I'm in the NYC metro area (Fairfield County, CT) and have been house hunting for about a year.  This wasn't a reaction to COVID, it was just the poor luck of my down payment liquidity timeline and so Q2-3 2020 had been my plan for a couple years prior.  Poor timing indeed.  

I'm looking primarily in smaller towns in my area, where all of the properties are relative large (for being in a "town", 2-3 acres) with lots of privacy.  That has made this area a hotbed for people leaving NYC itself.  Every open house I go to has 12-20 cars and they all have NY plates.

Interestingly though, in the past 2-3 weeks the frenzy does indeed seem to be starting to slow.  Where literally everything on the market would sell in days (a week tops) for well over asking price, I am not starting to see listings sit on the market a bit.   I even got a bunch of "price reduction" alerts from my Realtor.com app the past couple days.

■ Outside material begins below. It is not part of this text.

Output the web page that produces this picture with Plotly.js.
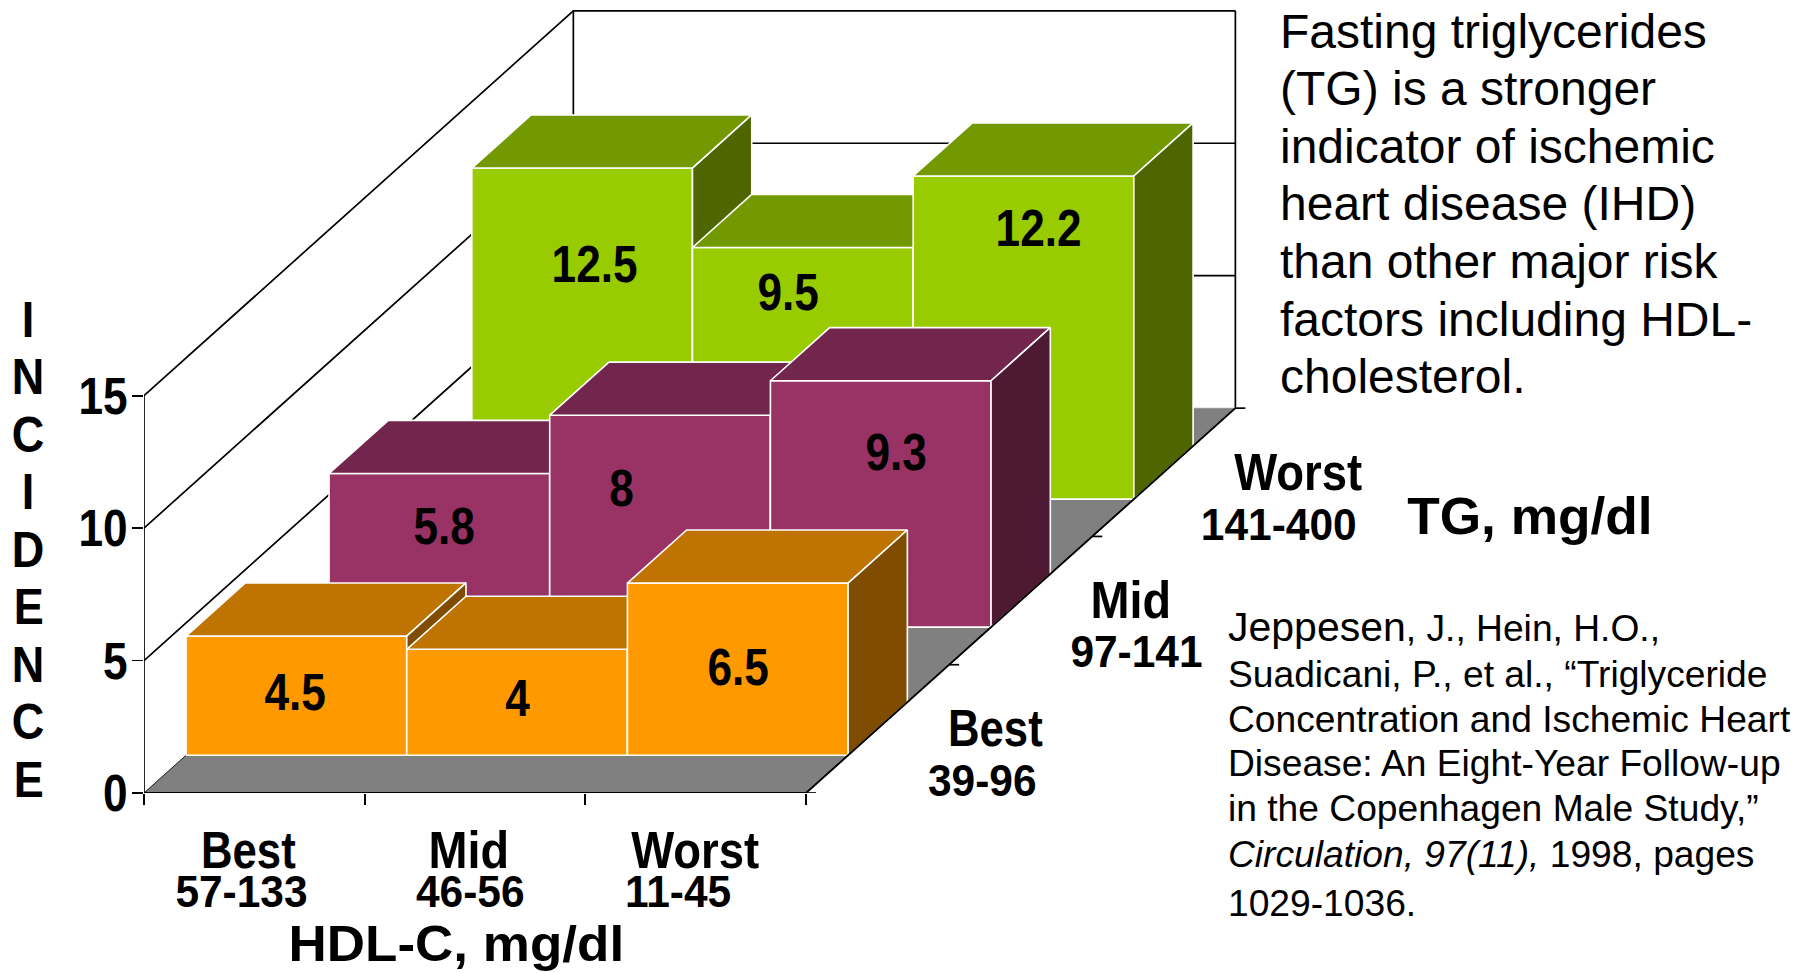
<!DOCTYPE html>
<html><head><meta charset="utf-8">
<script src="https://cdn.plot.ly/plotly-3.0.1.min.js"></script>
<style>html,body{margin:0;padding:0;background:#fff;overflow:hidden}#chart{width:1797px;height:973px}</style>
</head><body><div id="chart"></div>
<script>
// ---------- data ----------
var hdlCategories = ["Best", "Mid", "Worst"];
var hdlRanges = ["57-133", "46-56", "11-45"];
var tgCategories = ["Best", "Mid", "Worst"];
var tgRanges = ["39-96", "97-141", "141-400"];
var incidenceTgBest = [4.5, 4, 6.5];
var incidenceTgMid = [5.8, 8, 9.3];
var incidenceTgWorst = [12.5, 9.5, 12.2];
var incidenceTicks = [0, 5, 10, 15];
var paragraphLines = ["Fasting triglycerides", "(TG) is a stronger", "indicator of ischemic", "heart disease (IHD)", "than other major risk", "factors including HDL-", "cholesterol."];
var citationLines = ["<span style=\"font-size:41px\">Jeppesen</span>, J., Hein, H.O.,", "Suadicani, P., et al., “Triglyceride", "Concentration and Ischemic Heart", "Disease: An Eight-Year Follow-up", "in the Copenhagen Male Study,”", "<i>Circulation, 97(11),</i> 1998, pages", "1029-1036."];

// ---------- style ----------
var FOREST = {front:"#99CC00", top:"#739900", side:"#4D6600"};
var PLUM = {front:"#993366", top:"#73264D", side:"#4D1933"};
var AMBER = {front:"#FF9900", top:"#BF7300", side:"#804D00"};
var W = 1797, H = 973;
var originX = 143.8, originY = 793.3, pxPerCol = 220.7, pxPerUnit = 26.5;
var depthX = 429.4 / pxPerCol, depthY = 385 / pxPerUnit;   // oblique shift of the full depth, in axis units
var rowFront = [0.098, 0.431, 0.7635], rowDepth = 0.138;
var SANS = "'Liberation Sans',Arial,sans-serif";
var catRatio = [0.84, 0.9, 0.875];

function P(col, depth, z) { return [col + depth * depthX, z + depth * depthY]; }
function poly(pts, fill, lineColor, width) {
  return {type:"scatter", mode:"lines", x:pts.map(function(p){return p[0];}).concat([pts[0][0]]),
    y:pts.map(function(p){return p[1];}).concat([pts[0][1]]), fill:"toself", fillcolor:fill,
    line:{color:lineColor, width:width}, hoverinfo:"skip", showlegend:false};
}
function line(pts, width, color) {
  return {type:"scatter", mode:"lines", x:pts.map(function(p){return p[0];}), y:pts.map(function(p){return p[1];}),
    line:{color:color || "#000", width:width || 1.7}, hoverinfo:"skip", showlegend:false};
}
var traces = [];
// walls
incidenceTicks.forEach(function(t){
  if (t > 0) traces.push(line([P(0,0,t), P(0,1,t), P(3,1,t)]));
});
traces.push(line([P(0,0,0), P(0,0,15)]));
traces.push(line([P(0,1,0), P(0,1,15)]));
traces.push(line([P(3,1,0), P(3,1,15)]));
// floor
traces.push(poly([P(0,0,0),P(3,0,0),P(3,1,0),P(0,1,0)], "#808080", "#808080", 0.5));
traces.push(line([P(0,0,0), P(0,1,0)], 0.8));
// depth ticks
[0,1/3,2/3,1].forEach(function(d){
  var a = P(3,d,0);
  traces.push(line([a, [a[0] + 10/pxPerCol, a[1]]]));
});
// bars, back to front
[[incidenceTgWorst, FOREST, 2],[incidenceTgMid, PLUM, 1],[incidenceTgBest, AMBER, 0]].forEach(function(s){
  var d0 = rowFront[s[2]], d1 = d0 + rowDepth, c = s[1];
  s[0].forEach(function(v, i){
    traces.push(poly([P(i,d0,0),P(i+1,d0,0),P(i+1,d0,v),P(i,d0,v)], c.front, "#fff", 1.6));
    traces.push(poly([P(i,d0,v),P(i+1,d0,v),P(i+1,d1,v),P(i,d1,v)], c.top, "#fff", 1.6));
    traces.push(poly([P(i+1,d0,0),P(i+1,d1,0),P(i+1,d1,v),P(i+1,d0,v)], c.side, "#fff", 1.6));
  });
});
// floor front edges on top of the bars
traces.push(line([P(0,0,0), P(3,0,0), P(3,1,0)], 1.9));

// ---------- text ----------
var ann = [], ratios = [];
function txt(t, x, y, size, weight, anchor, ratio) {
  ann.push({xref:"paper", yref:"paper", x:(x-originX)/(W-originX), y:(originY-y)/originY, text:t, showarrow:false,
    xanchor:anchor||"center", yanchor:"middle", align:anchor||"center",
    font:{family:SANS, size:size, color:"#000", weight:weight}});
  ratios.push(ratio || 1);
}
var valuePos = [[[295,692],[517,698],[738,667]], [[444,526],[621,488],[896,452]], [[594,264],[788,292],[1038,228]]];
[incidenceTgBest, incidenceTgMid, incidenceTgWorst].forEach(function(s, r){
  s.forEach(function(v, i){ txt(String(v), valuePos[r][i][0], valuePos[r][i][1], 52, 700, "center", 0.85); });
});
"INCIDENCE".split("").forEach(function(ch, i){ txt(ch, 28, 320 + i*57.5, 50, 700, "center", 0.9); });
[248, 469, 695].forEach(function(x, i){ txt(hdlCategories[i], x, 850, 52, 700, "center", catRatio[i]); });
[241, 470, 678].forEach(function(x, i){ txt(hdlRanges[i], x, 892, 44, 700, "center", 0.965); });
txt("HDL-C, mg/dl", 456, 944, 50, 700, "center", 1.06);
[[995,728],[1131,600],[1298,472]].forEach(function(p, i){ txt(tgCategories[i], p[0], p[1], 52, 700, "center", catRatio[i]); });
[[982,781],[1136,652],[1278,525]].forEach(function(p, i){ txt(tgRanges[i], p[0], p[1], 44, 700, "center", 0.965); });
txt("TG, mg/dl", 1530, 516, 52, 700, "center", 1.024);
var paraY = [32, 89, 147, 204, 262, 320, 377];
paragraphLines.forEach(function(t, i){ txt(t, 1278, paraY[i], 48, 400, "left"); });
var citeY = [627, 674, 719, 763, 808, 854, 903];
citationLines.forEach(function(t, i){ txt(t, 1226, citeY[i], 37.2, 400, "left"); });

var layout = {
  width:W, height:H, paper_bgcolor:"#fff", plot_bgcolor:"#fff", showlegend:false,
  margin:{l:originX, r:0, t:0, b:H-originY, pad:0, autoexpand:false},
  xaxis:{range:[0,(W-originX)/pxPerCol], tickmode:"array", tickvals:[0,1,2,3], ticktext:["","","",""], ticks:"outside", ticklen:11, tickwidth:1.7, tickcolor:"#000", showgrid:false, zeroline:false, showline:false, fixedrange:true},
  yaxis:{range:[0,originY/pxPerUnit], tickmode:"array", tickvals:incidenceTicks, ticktext:incidenceTicks.map(String), ticks:"outside", ticklen:11, tickwidth:1.7, tickcolor:"#000", showgrid:false, zeroline:false, showline:false, fixedrange:true, ticklabelstandoff:-6, tickfont:{family:SANS, size:52, color:"#000", weight:700}},
  annotations:ann
};
function condense(el, ratio) {
  if (ratio === 1) return;
  el.setAttribute("textLength", el.getComputedTextLength() * ratio);
  el.setAttribute("lengthAdjust", "spacingAndGlyphs");
}
Plotly.newPlot("chart", traces, layout, {displayModeBar:false, staticPlot:true}).then(function(gd){
  gd.querySelectorAll(".annotation").forEach(function(a){
    var i = +a.getAttribute("data-index");
    var t = a.querySelector("text");
    if (t) condense(t, ratios[i]);
  });
  gd.querySelectorAll(".ytick text").forEach(function(t){ condense(t, 0.85); });
});
</script></body></html>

The stats seem to be backing up my anecdotal observations too.  The number of new mortgage applications being filed nationwide (the US MBA Purchase Index) has plummeted in the past month.  In fact, it's now basically back down to the level that it was in 2018-2019 before COVID.   Here's the link if anyone's interested.

So perhaps the tide is turning.

I've heard this as well. The local market in my area is still insane, but nationwide it's definitely slowing.